Created in collaboration with Winter & Company, the campaign explores the idea that cities are often recognised through colour long before they are recognised through landmarks. Through street photography and observational storytelling, The Colours of Manchester captures the tones that quietly define the city: rain darkened streets beneath tramline yellow, industrial brick softened by northern light, shifting blues reflected through glass towers and canal water, and the muted mineral greys carried across Manchester skies.

The final palette distils the city into six core Coloursource expressions – Vermillion, Azure, Bright Yellow, Grey, Chartreuse and Mandarin – each translated through the Coloursource collection. These were whittled down from a broader field of observed tones drawn directly from Manchester’s streets, structures and atmosphere. Rather than naming colours abstractly, the project anchors them to places and visual fragments already embedded within the city’s collective memory.
‘Before colour becomes branding, it is place,’ said Jordan Scott, head of marketing for James Cropper. ‘Manchester has a visual language entirely its own, shaped by weather, music, architecture, sport and industry. This project was about observing those details closely and translating them into paper in a way that feels emotionally true to the city.’
Ahead of the show, the company launched a social first teaser campaign asking people across Manchester a simple question: What colour is Manchester?
Responses ranged from references to the city’s tram network and worker bee iconography to observations drawn from canal water, football culture, brickwork, and overcast skies. The resulting conversations became part of the project itself, building a collective portrait of the city through personal interpretation and shared visual memory.

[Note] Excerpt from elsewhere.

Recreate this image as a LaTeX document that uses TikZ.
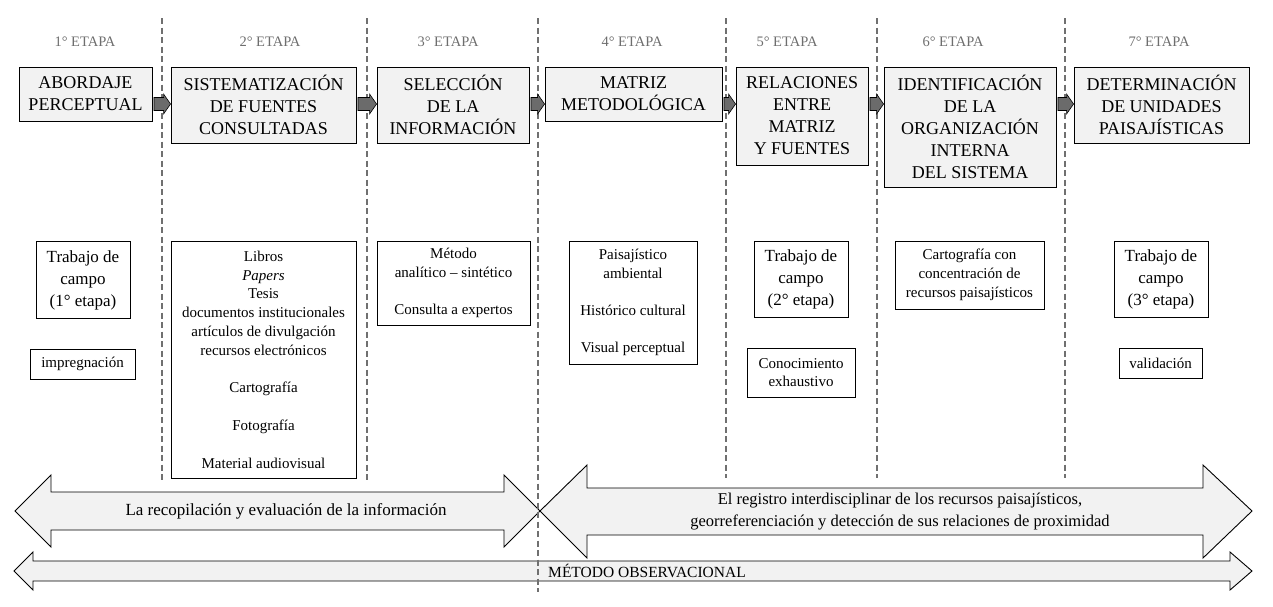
\documentclass[tikz,border=0pt]{standalone}
\usepackage{fontspec}
\setmainfont{Liberation Serif}
\usetikzlibrary{calc}
\definecolor{boxfill}{HTML}{F2F2F2}
\definecolor{arrfill}{HTML}{6B6B6B}
\definecolor{dashgray}{HTML}{707070}
\definecolor{labgray}{HTML}{6E6E6E}
\newcommand\stepconn[2]{\path[smallarrow] let \p1=(#1.east), \p2=(#2.west) in
  (\x1+1.5pt,-97.5pt) -- (\x2-7pt,-97.5pt) -- (\x2-7pt,-94pt) -- (\x2,-104pt)
  -- (\x2-7pt,-114pt) -- (\x2-7pt,-110.5pt) -- (\x1+1.5pt,-110.5pt) -- cycle;}
\begin{document}
\begin{tikzpicture}[x=1pt,y=-1pt,
 topbox/.style={draw=black,line width=0.9pt,fill=boxfill,align=center,inner sep=0pt,font=\fontsize{18}{22}\selectfont},
 wbox/.style={draw=black,line width=0.9pt,fill=white,align=center,inner sep=0pt,font=\fontsize{15}{18.8}\selectfont},
 tbox/.style={wbox,font=\fontsize{17}{22}\selectfont},
 stagelabel/.style={text=labgray,font=\fontsize{14.5}{16}\selectfont,inner sep=0pt},
 divider/.style={draw=dashgray,line width=1.5pt,dash pattern=on 6pt off 3.5pt},
 bigarrow/.style={draw=black,line width=0.9pt,fill=boxfill},
 smallarrow/.style={draw=black,line width=0.6pt,fill=arrfill},
]
\useasboundingbox (0,0) rectangle (1273,606);

% big arrows
\path[bigarrow] (15,511) -- (51,475) -- (51,492) -- (504,492) -- (504,475) -- (540,511)
  -- (504,547) -- (504,530) -- (51,530) -- (51,547) -- cycle;
\path[bigarrow] (540,511) -- (587,465) -- (587,488) -- (1203,488) -- (1203,465) -- (1252,511)
  -- (1203,558) -- (1203,535) -- (587,535) -- (587,558) -- cycle;
\path[bigarrow] (14,571) -- (33,552) -- (33,561) -- (1230,561) -- (1230,552) -- (1252,571)
  -- (1230,590) -- (1230,581) -- (33,581) -- (33,590) -- cycle;

\node[font=\fontsize{17}{20}\selectfont,inner sep=0pt] (lrec) at (286,511) {La recopilación y evaluación de la información};
\node[font=\fontsize{16.5}{22}\selectfont,align=center,inner sep=0pt] (lreg) at (900,512)
  {El registro interdisciplinar de los recursos paisajísticos,\\georreferenciación y detección de sus relaciones de proximidad};
\node[font=\fontsize{15.5}{18}\selectfont,inner sep=0pt] (lmet) at (647,571) {MÉTODO OBSERVACIONAL};

% dividers
\draw[divider] (162,18) -- (162,480);
\draw[divider] (367,18) -- (367,480);
\draw[divider] (538,18) -- (538,592);
\draw[divider] (726,18) -- (726,478);
\draw[divider] (877,18) -- (877,478);
\draw[divider] (1065,18) -- (1065,478);

% stage labels
\node[stagelabel] (s1) at (85,42) {1° ETAPA};
\node[stagelabel] (s2) at (270,42) {2° ETAPA};
\node[stagelabel] (s3) at (448,42) {3° ETAPA};
\node[stagelabel] (s4) at (632,42) {4° ETAPA};
\node[stagelabel] (s5) at (787,42) {5° ETAPA};
\node[stagelabel] (s6) at (953,42) {6° ETAPA};
\node[stagelabel] (s7) at (1159,42) {7° ETAPA};

% top boxes
\node[topbox,minimum width=133pt,minimum height=54pt] (b1) at (85.5,94) {ABORDAJE\\PERCEPTUAL};
\node[topbox,minimum width=185pt,minimum height=76pt] (b2) at (263.5,105) {SISTEMATIZACIÓN\\DE FUENTES\\CONSULTADAS};
\node[topbox,minimum width=152pt,minimum height=76pt] (b3) at (453,105) {SELECCIÓN\\DE LA\\INFORMACIÓN};
\node[topbox,minimum width=177pt,minimum height=54pt] (b4) at (633.5,94) {MATRIZ\\METODOLÓGICA};
\node[topbox,minimum width=132pt,minimum height=98pt] (b5) at (802,116) {RELACIONES\\ENTRE\\MATRIZ\\Y FUENTES};
\node[topbox,minimum width=172pt,minimum height=120pt] (b6) at (970,127) {IDENTIFICACIÓN\\DE LA\\ORGANIZACIÓN\\INTERNA\\DEL SISTEMA};
\node[topbox,minimum width=175pt,minimum height=76pt] (b7) at (1161.5,105) {DETERMINACIÓN\\DE UNIDADES\\PAISAJÍSTICAS};

\stepconn{b1}{b2}
\stepconn{b2}{b3}
\stepconn{b3}{b4}
\stepconn{b4}{b5}
\stepconn{b5}{b6}
\stepconn{b6}{b7}

% second row
\node[tbox,minimum width=94pt,minimum height=77pt] (t1) at (83,280) {Trabajo de\\campo\\(1° etapa)};
\node[wbox,minimum width=105pt,minimum height=30pt] (imp) at (82.5,364) {impregnación};
\node[wbox,minimum width=185pt,minimum height=237pt] (fuentes) at (263.5,359.5)
  {Libros\\\textit{Papers}\\Tesis\\documentos institucionales\\artículos de divulgación\\recursos electrónicos\\[18.8pt]Cartografía\\[18.8pt]Fotografía\\[18.8pt]Material audiovisual};
\node[wbox,minimum width=153pt,minimum height=84pt] (metodo) at (453.5,283) {Método\\analítico – sintético\\[18.5pt]Consulta a expertos};
\node[wbox,minimum width=128pt,minimum height=123pt] (matriz) at (633,302.5) {Paisajístico\\ambiental\\[18.5pt]Histórico cultural\\[18.5pt]Visual perceptual};
\node[tbox,minimum width=94pt,minimum height=76pt] (t5) at (801,279) {Trabajo de\\campo\\(2° etapa)};
\node[wbox,minimum width=108pt,minimum height=49pt] (con) at (801,372.5) {Conocimiento\\exhaustivo};
\node[wbox,minimum width=149pt,minimum height=68pt] (carto) at (969.5,275) {Cartografía con\\concentración de\\recursos paisajísticos};
\node[tbox,minimum width=94pt,minimum height=76pt] (t7) at (1161,279) {Trabajo de\\campo\\(3° etapa)};
\node[wbox,minimum width=83pt,minimum height=30pt] (val) at (1160.5,363) {validación};
\end{tikzpicture}
\end{document}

Presented through a deliberately stripped back exhibition space, the installation focused on a curated palette of Manchester inspired colours displayed through large scale photography, tactile paper applications and embossed takeaways produced at the company’s historic mill in Cumbria. Visitors were invited to select and emboss their own interpretation of Manchester’s defining colour, transforming the stand into an evolving study of the city’s identity.
Blending heritage papermaking with contemporary cultural observation, The Colours of Manchester positions paper not simply as a substrate, but as a medium capable of carrying atmosphere, identity and emotional permanence. In doing so, the project reframes colour not as something invented in isolation, but as something discovered within the landscapes, structures and stories people already instinctively recognise.